Very few athletes endured as many obstacles as Robinson, who broke Major League Baseball’s color barrier when he debuted with the Brooklyn Dodgers in 1947. The Hall of Fame second baseman helped open the door for other great black ballplayers such as Willie Mays, Bob Gibson and Hank Aaron, who called Robinson his “personal hero.” After retiring from baseball, Robinson became a competitive player among the great African-American golfers of his era and was a tireless advocate for equal opportunity in the game of golf.

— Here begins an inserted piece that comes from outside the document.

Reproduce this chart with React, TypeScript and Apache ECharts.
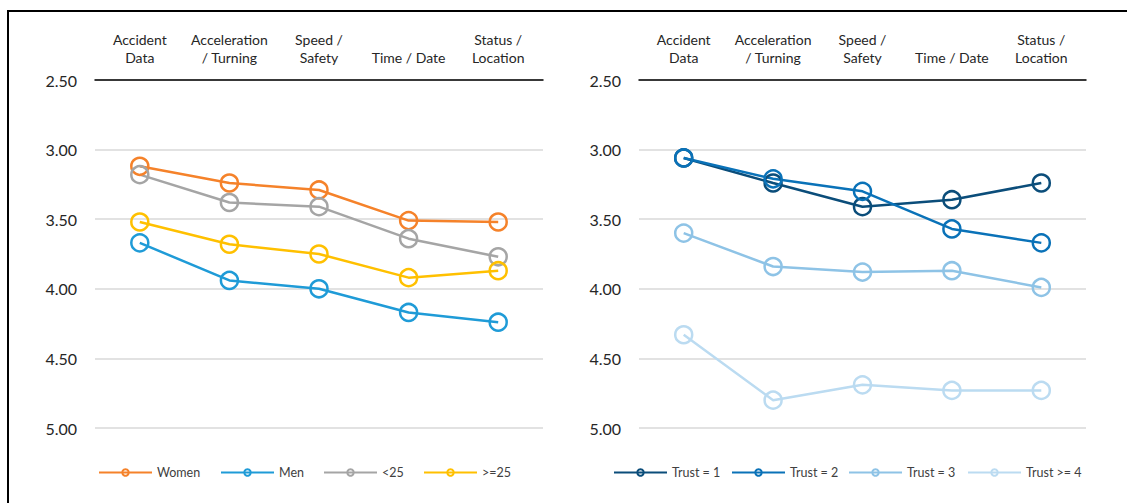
import React, { useEffect, useRef } from "react";
import * as echarts from "echarts";

const categories = ["Accident\nData", "Acceleration\n/ Turning", "Speed /\nSafety", "Time / Date", "Status /\nLocation"];
const yTicks = [2.5, 3.0, 3.5, 4.0, 4.5, 5.0];

const women = [3.12, 3.24, 3.29, 3.51, 3.52];
const men = [3.67, 3.94, 4.0, 4.17, 4.24];
const under25 = [3.18, 3.38, 3.41, 3.64, 3.77];
const over25 = [3.52, 3.68, 3.75, 3.92, 3.87];

const trust1 = [3.06, 3.24, 3.41, 3.36, 3.24];
const trust2 = [3.06, 3.21, 3.30, 3.57, 3.67];
const trust3 = [3.60, 3.84, 3.88, 3.87, 3.99];
const trust4 = [4.33, 4.80, 4.69, 4.73, 4.73];

const leftSeries = [
  { name: "Women", data: women, color: "#F5822A" },
  { name: "Men", data: men, color: "#1F9BD7" },
  { name: "<25", data: under25, color: "#A5A5A5" },
  { name: ">=25", data: over25, color: "#FFC000" },
];
const rightSeries = [
  { name: "Trust = 1", data: trust1, color: "#0B4D7A" },
  { name: "Trust = 2", data: trust2, color: "#0A72B8" },
  { name: "Trust = 3", data: trust3, color: "#8EC3E6" },
  { name: "Trust >= 4", data: trust4, color: "#BBDBF1" },
];

const legendLeftPos = [98, 220, 323, 423];
const legendRightPos = [613, 731, 848, 967];

const FONT = "Lato, 'Noto Sans', sans-serif";

export default function App() {
  const ref = useRef<HTMLDivElement>(null);
  useEffect(() => {
    if (!ref.current) return;
    const chart = echarts.init(ref.current, undefined, { renderer: "svg" });
    const mkX = (gridIndex: number) => ({
      type: "category",
      gridIndex,
      data: categories,
      position: "top",
      boundaryGap: true,
      axisLine: { show: true, lineStyle: { color: "#000", width: 1.5 } },
      axisTick: { show: false },
      axisLabel: { fontFamily: FONT, fontSize: 14, color: "#262626", lineHeight: 18, margin: 14, interval: 0 },
    });
    const mkY = (gridIndex: number) => ({
      type: "value",
      gridIndex,
      inverse: true,
      min: yTicks[0],
      max: yTicks[yTicks.length - 1],
      interval: 0.5,
      axisLine: { show: false },
      axisTick: { show: false },
      splitLine: { show: true, lineStyle: { color: "#D9D9D9", width: 1.5 } },
      axisLabel: {
        fontFamily: FONT,
        fontSize: 16,
        color: "#262626",
        margin: 18,
        formatter: (v: number) => v.toFixed(2),
      },
    });
    const mkSeries = (s: { name: string; data: number[]; color: string }, idx: number) => ({
      type: "line",
      name: s.name,
      xAxisIndex: idx,
      yAxisIndex: idx,
      data: s.data,
      symbol: "circle",
      symbolSize: 17,
      showSymbol: true,
      lineStyle: { color: s.color, width: 2.5 },
      itemStyle: { color: "rgba(255,255,255,0)", borderColor: s.color, borderWidth: 2.5 },
      emphasis: { disabled: true },
    });
    const mkLegend = (name: string, left: number) => ({
      orient: "horizontal",
      top: 466,
      left,
      padding: 0,
      itemWidth: 53,
      itemHeight: 8,
      textStyle: { fontFamily: FONT, fontSize: 12.5, color: "#404040" },
      selectedMode: false,
      data: [name],
    });
    chart.setOption({
      animation: false,
      backgroundColor: "#fff",
      grid: [
        { left: 95, right: 1127 - 543, top: 80, bottom: 503 - 428, containLabel: false },
        { left: 639, right: 1127 - 1086, top: 80, bottom: 503 - 428, containLabel: false },
      ],
      xAxis: [mkX(0), mkX(1)],
      yAxis: [mkY(0), mkY(1)],
      legend: [
        ...leftSeries.map((s, i) => mkLegend(s.name, legendLeftPos[i])),
        ...rightSeries.map((s, i) => mkLegend(s.name, legendRightPos[i])),
      ],
      series: [
        ...leftSeries.map((s) => mkSeries(s, 0)),
        ...rightSeries.map((s) => mkSeries(s, 1)),
      ],
      graphic: [
        { type: "line", shape: { x1: 8, y1: 10, x2: 8, y2: 503 }, style: { stroke: "#000", lineWidth: 2 } },
        { type: "line", shape: { x1: 7, y1: 11, x2: 1127, y2: 11 }, style: { stroke: "#000", lineWidth: 2 } },
      ],
    });
    return () => chart.dispose();
  }, []);
  return <div ref={ref} style={{ position: "fixed", left: 0, top: 0, width: 1127, height: 503 }} />;
}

Robinson played frequently with Louis, one of the greatest heavyweight boxers of all time. Louis left an indelible stamp on golf as the first African American to play in a PGA Tour event, the 1952 San Diego Open. Louis also provided financial support to several African-American golfers, including many players on the United Golfers Association (UGA) Tour. His golf legacy continues with his son’s involvement as chief executive officer of The First Tee. Joe Louis Barrow Jr. heads this charitable organization dedicated to providing young people of all backgrounds “educational programs that build character, instill life-enhancing values and promote healthy choices through the game of golf.”

As one of the top tennis players of her era, Althea Gibson won 11 Grand Slam titles – five singles and six doubles – between 1956 and 1958 and ascended to the world’s No. 1 ranking in 1957. The first African-American woman to win Wimbledon, Gibson also became the first African American to join the LPGA Tour, in 1964. She enjoyed a successful career that included a runner-up finish in the 1970 Len Immke Buick Open and 11 USGA championship appearances. Through her athletic accomplishments and perseverance, she set an example for future generations of female athletes.

Artifacts featured in “American Champions and Barrier Breakers” include Gibson’s golf bag, clubs and scorecard; Louis’ contestant badge from the 1949 UGA National Championship; and Robinson’s head cover, which is branded with his uniform number, 42.

In conjunction with the opening of the exhibit, the USGA Museum will host a one-day symposium on Saturday, Feb. 18, from 10 a.m. to 5 p.m. The symposium will feature presentations by Barrow; Renee Powell, the second African American to play on the LPGA Tour; Dr. Calvin Sinnette, author of “Forbidden Fairways;” Bill Wright, the first African American to win a USGA championship, the 1959 U.S. Amateur Public Links Championship; and Dr. Yohuru Williams, Chief Historian, Vice President for Public Education & Research for the Jackie Robinson Foundation.